Design as Code
What learning Vue has taught me about the future of design.
So let's start with some background; I've been tinkering with website code since the early 2000s when MySpace was first on the scene and I was trying to customise the look of my personal MySpace page.
At that time, it involved a hell of a lot of inline styling and hacking around to find out what would work and what wouldn't. Thanks to the beauty of 'View Source', it was possible to see the detail of what another person had done, pull that code, and tweak to your heart's content until you broke it again.
After MySpace died and I moved on to other, less emo, things I found myself falling away from programming. That was until I started a job in healthcare leading the digital design and development of projects. This all came about organically but I was kinda out of my depth.
Luckily, I had a great relationship with the core developer on our team and over time started to tinker again, this time though, in production code (mostly because I did the crappy little jobs that he liked not having to do).
What I started to learn, was the magic of development-based design, or frontend design, where I would manipulate the UI (or DOM) inside the browser itself to see how I preferred things. It felt like the old days of tinkering on MySpace again.

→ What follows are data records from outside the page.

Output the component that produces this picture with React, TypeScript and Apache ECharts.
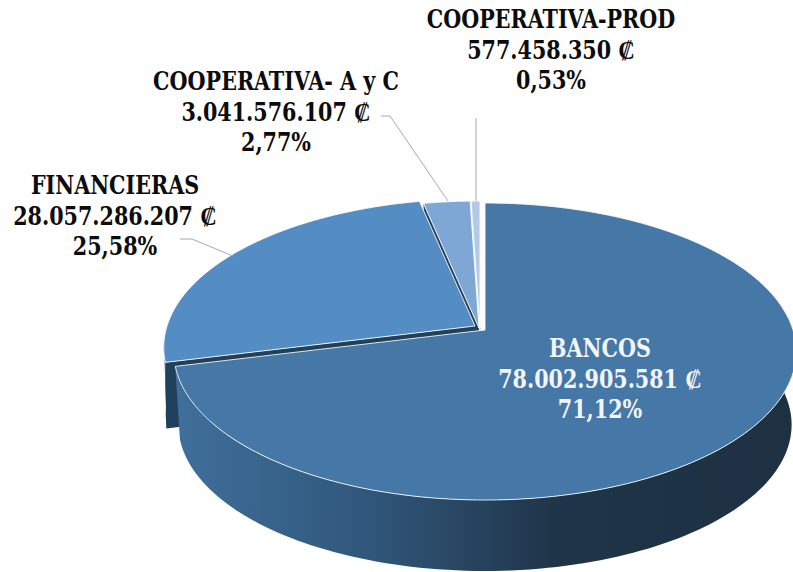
import React, { useEffect, useRef } from "react";
import * as echarts from "echarts";

const categories = ["BANCOS", "FINANCIERAS", "COOPERATIVA- A y C", "COOPERATIVA-PROD"];
const amounts = [78002905581, 28057286207, 3041576107, 577458350];
const percentLabels = ["71,12%", "25,58%", "2,77%", "0,53%"];

const topColors = ["#4577a7", "#538dc4", "#7fa7d6", "#b3cae6"];
const wallColors = ["#1f3a52", "#21405b", "#26435f", "#5b7da3"];
const labelCenters: number[][] = [[600, 379], [115, 216], [276, 112], [551, 50]];
const labelColors = ["#f2f5f9", "#0c0c0c", "#0c0c0c", "#0c0c0c"];
const explode: number[][] = [[0, 0], [-10, -4], [-6, -2], [-5, -2]];
const depths = [0, 66, 30, 10];
const leaders: (number[][] | null)[] = [
  null,
  [[180, 239], [192, 239], [233, 256]],
  [[381, 116], [390, 116], [448, 201]],
  [[476, 118], [476, 201]],
];

// Perspective projection of the unit disc onto the pie's top face
const APEX_X = 485;
const APEX_Y = 330;
const C = 308;
const A = 145.4;
const K = -0.1448;
const DEPTH = 73.5;
const BOTTOM_SCALE = 0.985;
const TEXT_STRETCH = 1.1;

const project = (deg: number, ox = 0, oy = 0, s = 1, dy = 0): number[] => {
  const t = (deg * Math.PI) / 180;
  const ux = Math.sin(t);
  const uy = -Math.cos(t);
  const d = 1 + K * uy;
  return [APEX_X + ox + (s * C * ux) / d, APEX_Y + oy + dy + (s * A * uy) / d];
};

const arc = (from: number, to: number, ox = 0, oy = 0, s = 1, dy = 0): number[][] => {
  const n = Math.max(2, Math.ceil(Math.abs(to - from) / 1.5));
  const out: number[][] = [];
  for (let i = 0; i <= n; i++) out.push(project(from + ((to - from) * i) / n, ox, oy, s, dy));
  return out;
};

const total = amounts.reduce((a, b) => a + b, 0);
const startShares = amounts.map((_, i) => amounts.slice(0, i).reduce((a, b) => a + b, 0) / total);
const formatAmount = (v: number) => String(v).replace(/\B(?=(\d{3})+$)/g, ".") + " \u20a1";
const FONT = 'bold 23px "DejaVu Serif Condensed", "DejaVu Serif", serif';

const drawOrder = [3, 2, 1, 0];

const renderItem = (_params: any, api: any) => {
  const i = api.value(0);
  const from = api.value(1) * 360;
  const to = from + (api.value(2) / total) * 360;
  const [ox, oy] = explode[i];
  const children: any[] = [];

  if (i === 0) {
    // Outer wall of the large slice
    const rim = arc(85, to);
    const low = arc(to, 85, 0, 0, BOTTOM_SCALE, DEPTH);
    children.push({
      type: "polygon",
      shape: { points: rim.concat(low) },
      style: {
        fill: new echarts.graphic.LinearGradient(0, 0, 1, 0, [
          { offset: 0, color: "#3f6f9b" },
          { offset: 0.3, color: "#31587c" },
          { offset: 0.62, color: "#1f3448" },
          { offset: 1, color: "#1e3143" },
        ]),
      },
    });
  } else {
    // Cut walls revealed in the gaps between exploded slices
    const d = depths[i];
    const apex = [APEX_X + ox, APEX_Y + oy];
    const rim = project(from, ox, oy);
    children.push({
      type: "polygon",
      shape: {
        points: [apex, rim, [rim[0] + 1, rim[1] + d], [apex[0] + 1, apex[1] + d]],
      },
      style: { fill: wallColors[i] },
    });
    if (i === 1) {
      const outer = arc(from, from + 8, ox, oy);
      const lower = outer.slice().reverse().map((p) => [p[0] + 2, p[1] + d]);
      children.push({
        type: "polygon",
        shape: { points: outer.concat(lower) },
        style: { fill: wallColors[i] },
      });
    }
  }

  children.push({
    type: "polygon",
    shape: { points: [[APEX_X + ox, APEX_Y + oy], ...arc(from, to, ox, oy)] },
    style: { fill: topColors[i], stroke: "rgba(255,255,255,0.85)", lineWidth: 1, lineJoin: "round" },
  });

  const leader = leaders[i];
  if (leader) {
    children.push({
      type: "polyline",
      shape: { points: leader },
      style: { fill: "none", stroke: "#a9a9a9", lineWidth: 1 },
    });
  }

  children.push({
    type: "text",
    x: labelCenters[i][0],
    y: labelCenters[i][1],
    scaleY: TEXT_STRETCH,
    style: {
      text: [categories[i], formatAmount(amounts[i]), percentLabels[i]].join("\n"),
      x: 0,
      y: 0,
      align: "center",
      verticalAlign: "middle",
      font: FONT,
      lineHeight: 30.5 / TEXT_STRETCH,
      fill: labelColors[i],
    },
  });

  return { type: "group", children };
};

export default function App() {
  const ref = useRef<HTMLDivElement>(null);
  useEffect(() => {
    document.body.style.margin = "0";
    const chart = echarts.init(ref.current as HTMLDivElement, undefined, { renderer: "svg" });
    chart.setOption({
      animation: false,
      backgroundColor: "#ffffff",
      series: [
        {
          type: "custom",
          coordinateSystem: "none",
          silent: true,
          renderItem,
          encode: { tooltip: [2] },
          data: drawOrder.map((i) => ({
            name: categories[i],
            value: [i, startShares[i], amounts[i]],
          })),
        },
      ],
    });
    return () => chart.dispose();
  }, []);
  return <div ref={ref} style={{ width: 793, height: 572 }} />;
}
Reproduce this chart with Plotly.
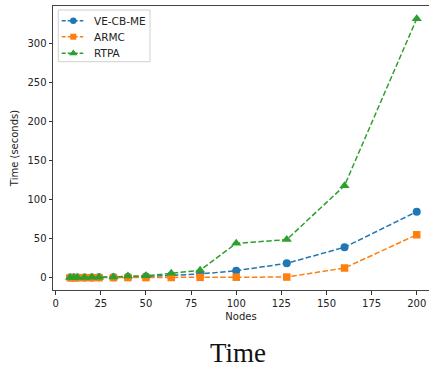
import plotly.graph_objects as go

nodes = [8, 10, 12, 16, 20, 24, 32, 40, 50, 64, 80, 100, 128, 160, 200]
ve_cb_me = [0.1, 0.1, 0.2, 0.2, 0.3, 0.4, 0.6, 0.9, 1.5, 2.8, 4.7, 9, 18.4, 39, 84.6]
armc = [0.0, 0.0, 0.0, 0.0, 0.0, 0.0, 0.0, 0.1, 0.1, 0.2, 0.4, 0.6, 0.8, 12.4, 55]
rtpa = [0.2, 0.2, 0.3, 0.3, 0.4, 0.5, 0.8, 2.0, 2.5, 5.6, 9.5, 44, 48.8, 118, 332]

series = [("VE-CB-ME", ve_cb_me, "#1f77b4", "circle", 8),
          ("ARMC", armc, "#ff7f0e", "square", 7.5),
          ("RTPA", rtpa, "#2ca02c", "triangle-up", 9)]

DASH = "5.5px,2.4px"
fig = go.Figure()
for name, vals, col, sym, sz in series:
    fig.add_trace(go.Scatter(
        x=nodes, y=vals, name=name, mode="lines+markers", showlegend=False,
        line=dict(color=col, width=1.5, dash=DASH),
        marker=dict(color=col, symbol=sym, size=sz, line=dict(width=0)),
    ))

# Manual legend on an overlay axis measured in pixels of the plot area
PL, PR, PT, PB = 53, 429, 6, 290
row_y = [20.7, 36.7, 53.3]
for (name, vals, col, sym, sz), ry in zip(series, row_y):
    fig.add_trace(go.Scatter(
        x=[61.7, 73.3, 83.3], y=[ry, ry, ry], xaxis="x2", yaxis="y2",
        mode="lines", showlegend=False, hoverinfo="skip",
        line=dict(color=col, width=1.5, dash="4px,2px"),
    ))
    fig.add_trace(go.Scatter(
        x=[73.3], y=[ry], xaxis="x2", yaxis="y2", mode="markers",
        showlegend=False, hoverinfo="skip",
        marker=dict(color=col, symbol=sym, size=sz - 1.5, line=dict(width=0)),
    ))
    fig.add_annotation(text=name, xref="x2", yref="y2", x=91.7, y=ry,
                       xanchor="left", yanchor="middle", showarrow=False,
                       font=dict(family="DejaVu Sans", size=10.5, color="#222"))
fig.add_shape(type="rect", xref="x2", yref="y2", x0=58.3, x1=150, y0=10, y1=61.7,
              line=dict(color="#d0d0d0", width=1), fillcolor="rgba(255,255,255,0.8)",
              layer="below")

axis_common = dict(
    showgrid=False, zeroline=False, showline=True, linecolor="#444", linewidth=1,
    ticks="outside", ticklen=3.5, tickwidth=0.8, tickcolor="#333",
    tickfont=dict(family="DejaVu Sans", size=10, color="#222"),
)
fig.update_layout(
    width=429, height=369,
    margin=dict(l=PL, r=429 - PR, t=PT, b=369 - PB),
    paper_bgcolor="white", plot_bgcolor="white",
    xaxis=dict(range=[-1.5, 206.8], tickvals=[0, 25, 50, 75, 100, 125, 150, 175, 200],
               mirror=True, title=dict(text="Nodes", font=dict(family="DejaVu Sans", size=10, color="#222"), standoff=5),
               **axis_common),
    yaxis=dict(range=[-15.8, 348.3], tickvals=[0, 50, 100, 150, 200, 250, 300],
               title=dict(text="Time (seconds)", font=dict(family="DejaVu Sans", size=10, color="#222"), standoff=6),
               **axis_common),
    xaxis2=dict(overlaying="x", range=[PL, PR], visible=False, fixedrange=True),
    yaxis2=dict(overlaying="y", range=[PB, PT], visible=False, fixedrange=True),
    showlegend=False,
)
fig.add_annotation(text="Time", xref="paper", yref="paper", x=(237.5 - PL) / (PR - PL),
                   y=-(353 - PB) / (PB - PT),
                   xanchor="center", yanchor="middle", showarrow=False,
                   font=dict(family="Liberation Serif", size=27, color="#111"))
fig.write_html("out.html")
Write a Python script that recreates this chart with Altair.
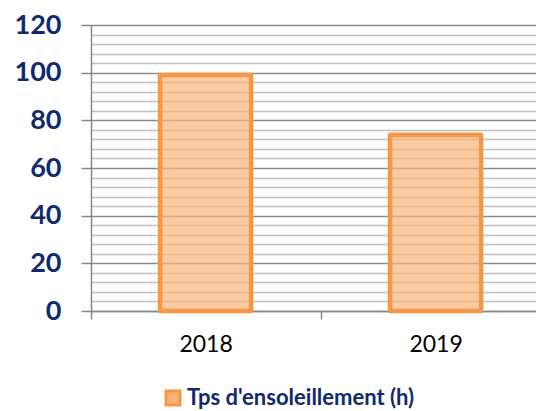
import altair as alt
import pandas as pd

years = ["2018", "2019"]
sunshine_hours = [99, 74]
series_name = "Tps d'ensoleillement (h)"
y_ticks = list(range(0, 121, 4))

df = pd.DataFrame({"annee": years, "heures": sunshine_hours, "serie": [series_name] * len(years)})

ORANGE = "#F79646"
FILL = "#F9B377"
NAVY = "#102A6B"

bars = alt.Chart(df).mark_bar(
    fill=FILL, fillOpacity=0.7, strokeWidth=4.5, strokeJoin="round"
).encode(
    x=alt.X(
        "annee:N",
        title=None,
        sort=years,
        scale=alt.Scale(paddingInner=0.604, paddingOuter=0.2694, align=0.557),
        axis=alt.Axis(
            labelAngle=0, labelFont="Lato", labelFontSize=23, labelColor="#000000",
            labelPadding=14, bandPosition=0, tickExtra=False, tickOffset=-69,
            labelOffset=69, tickSize=8, tickColor="#868686",
            tickWidth=1.5, domainColor="#868686", domainWidth=1.5, grid=False,
        ),
    ),
    y=alt.Y(
        "heures:Q",
        title=None,
        scale=alt.Scale(domain=[0, 120], nice=False),
        axis=alt.Axis(
            values=y_ticks,
            labelExpr="datum.value % 20 === 0 ? datum.label : ''",
            labelFont="Lato", labelFontWeight="bold", labelFontSize=27, labelColor=NAVY,
            labelPadding=20, tickSize=10, tickColor="#868686", tickWidth=1.5,
            tickOpacity=alt.condition("datum.value % 20 === 0", alt.value(1), alt.value(0)),
            domainColor="#868686", domainWidth=1.5,
            grid=True, gridWidth=1.5,
            gridColor=alt.condition("datum.value % 20 === 0", alt.value("#8A8A8A"), alt.value("#C0C0C0")),
        ),
    ),
    stroke=alt.Stroke(
        "serie:N",
        scale=alt.Scale(range=[ORANGE]),
        legend=alt.Legend(
            title=None, orient="none", legendX=71, legendY=362,
            symbolType="square", symbolSize=196,
            symbolStrokeWidth=3, labelFont="Lato", labelFontWeight="bold",
            labelFontSize=22, labelColor=NAVY, labelOffset=3, labelLimit=500,
        ),
    ),
)

chart = bars.properties(
    width=445, height=286,
    autosize=alt.AutoSizeParams(type="none"),
    padding={"left": 83, "top": 17, "right": 0, "bottom": 100},
).configure_view(stroke=None)

chart.save("out.html", embed_options={"renderer": "svg", "actions": False})
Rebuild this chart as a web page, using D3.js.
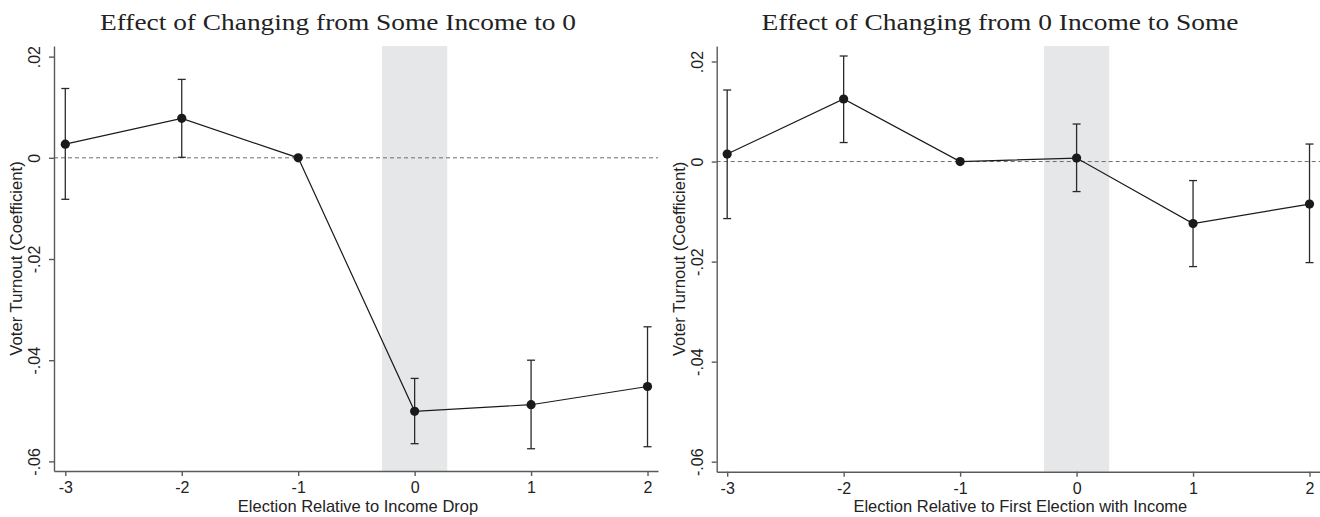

The more I did it, the more I enjoyed the experience of designing in the browser. I'm not saying you should go away completely from using design tools (I still heavily use Adobe XD and Figma), but I am saying that understanding how to design in code is a superpower that all digital designers should aim to possess.
Here are the key reasons why:
- You can see the direct effect of a decision, in the browser, in real-time
- You can learn the language of development, allowing for better cross-communication between you and your development team
- You can increase your output at your company, enabling developers to focus on the logic and complexities whilst you manipulate the styling in production code
- You can improve your ability to work independently on client projects as a freelancer
The idea of the Frontend Designer isn't new but it certainly isn't widespread either. I strongly believe that this hybrid role is the future of design and, with the flexibility of Web Components and powerful frameworks like Vue, React and Angular enabling better component-driven design, Designers understanding code is going to be more important than ever.
If you're looking to evolve beyond HTML and CSS as a designer, but find JavaScript scary as hell (like I did) then check out Vue and follow their extremely powerful and easy to follow documentation.